By Lacy Thompson
Darkness. Of all the Hurricane Katrina memories and images, the one that endures in me is darkness.
For weeks after the storm, I had to travel through New Orleans’ devastated Lower 9th Ward. Each night, as I crossed the Industrial Canal, I entered into a world that defined “surreal.”
There were no streetlights, traffic signals, porch lights or neon advertising signs, and rarely another vehicle on the road. To call it a darkness as deep as the soul is barely a clever turn of phrase. It was the type of darkness you feel when returning to a blackened house after a loved one’s funeral, knowing no matter how many lights you turn on, something and someone will be missing.
It was easy to feel isolated, forgotten, lost. Something was missing — and maybe Someone as well.
“Do not hide your face from me,” the Psalmist cries to God. Entering the Lower 9th Ward each night it was easy to think God not only had hidden his face, but turned away completely.
The darkness threatened to take up residence within me. There was no “normal” and serious doubts there ever would be. Many nights, I stood in my black yard and looked across the Mississippi River at the mocking glow of lights and unflooded life elsewhere. I wondered: Is that world real, and can this dark world around me ever be real again?
In the end, the darkness did not win — not where I live and not within myself.
It was by grace, to be sure, for that is where all good and all life and all that is good in life arises. However, it was not a philosophically slippery grace, if such a grace even exists. It was incarnate grace, which may be the only kind of grace that does exist.
It was the grace of friends who refused to allow me to disappear; who called, their voices over the phone a thin string of connection to life beyond my own.
It was the grace of family and of realizing those often tenuous, sometimes tedious, bonds between those who share a bloodline were stronger and more necessary than ever had been supposed.
It was the grace of the neighbor who walked across the tree-strewn lot and spoke not a word but fell into an embrace of tears that transcended words.
It was the grace of the Red Cross volunteer who delivered a hot meal every Saturday and Sunday. On the Saturday I left on an errand, I returned to find a meal at the edge of the garage with a note taped to it. For the life of me I can’t remember how it read, but the utter kindness of the act still fills me with such gratitude that it feels like an inner ache.

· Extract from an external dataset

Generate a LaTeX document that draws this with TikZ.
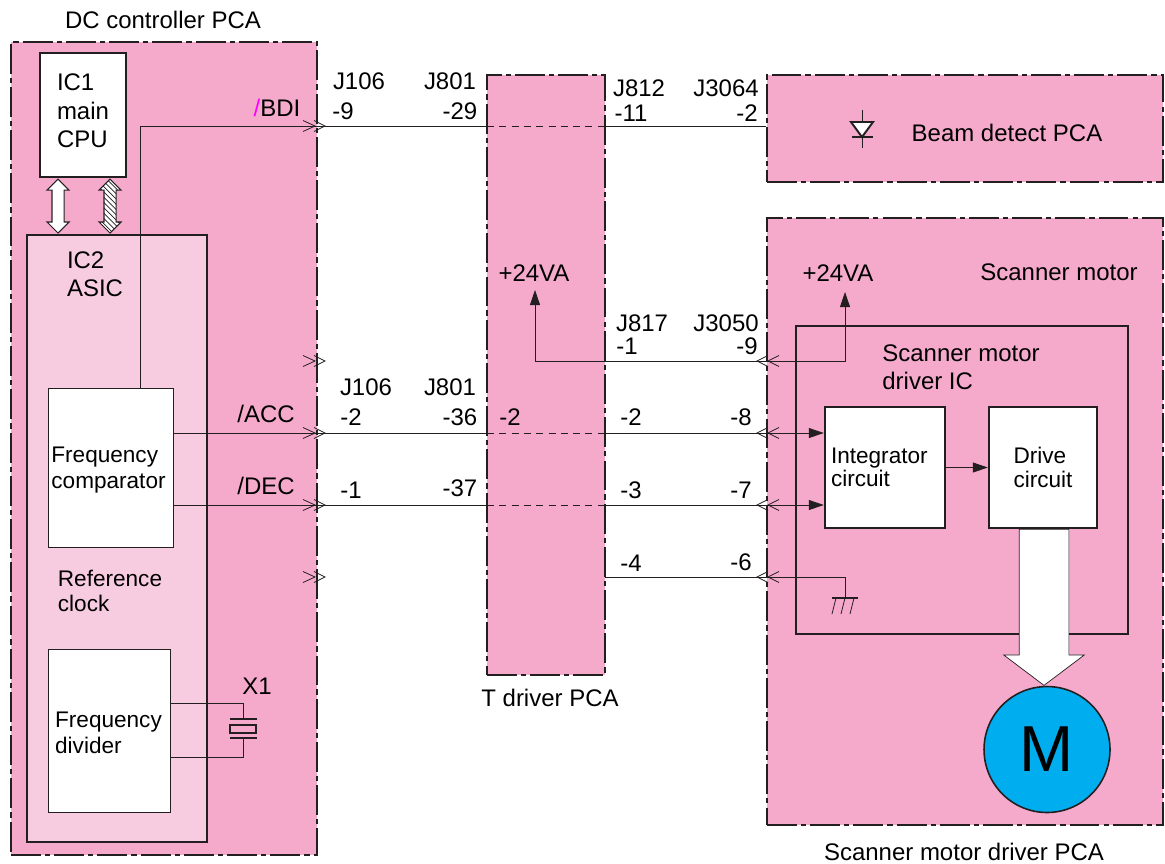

It was the grace of a friend, who answered the afternoon call as I evacuated a few weeks after Katrina in anticipation of Hurricane Rita. “Do you think it’s okay if a grown man sits on the side of the road and cries?” I asked. In a hundred lifetimes, I could not recall her exact reply. Whatever it was, it said to me, “Go ahead. I’ll cry with you.”
It made a difference that afternoon, and makes a difference still — because not only did darkness not win five years ago, but it lost all power in the face of simple humans being humans in the only simple and utterly beautiful way they know how.
I woke recently in the early morning hours to find the electricity out. I stepped outside, where the air was fresh with the smell of rain yet to come. To the east, everything was as dark as it had been years earlier. To the west, across the river, glowed the same lights that had offered a once-mocking presence.
I felt a flicker of the isolation and despair of those Katrina days, but a car soon passed. Its headlights’ glare bounced across the yard, and the thought came — I am not alone.
This affirmation came as well: Whatever Katrina took, however much she destroyed, dismantled and altered pales in comparison to the lesson delivered through the kindness of others in those aftermath days.
We are never alone — even in the darkness. God’s face is never hidden — even when we cannot see it. The truth is we always can see it, because his face is in every other face we see — if we look close enough. And when we do, the absolute love shining in each of those faces is a reminder that something as simple and human as each of us, as well as greater and more than all of us, is at work.
And all the darkness in the world cannot hold it at bay.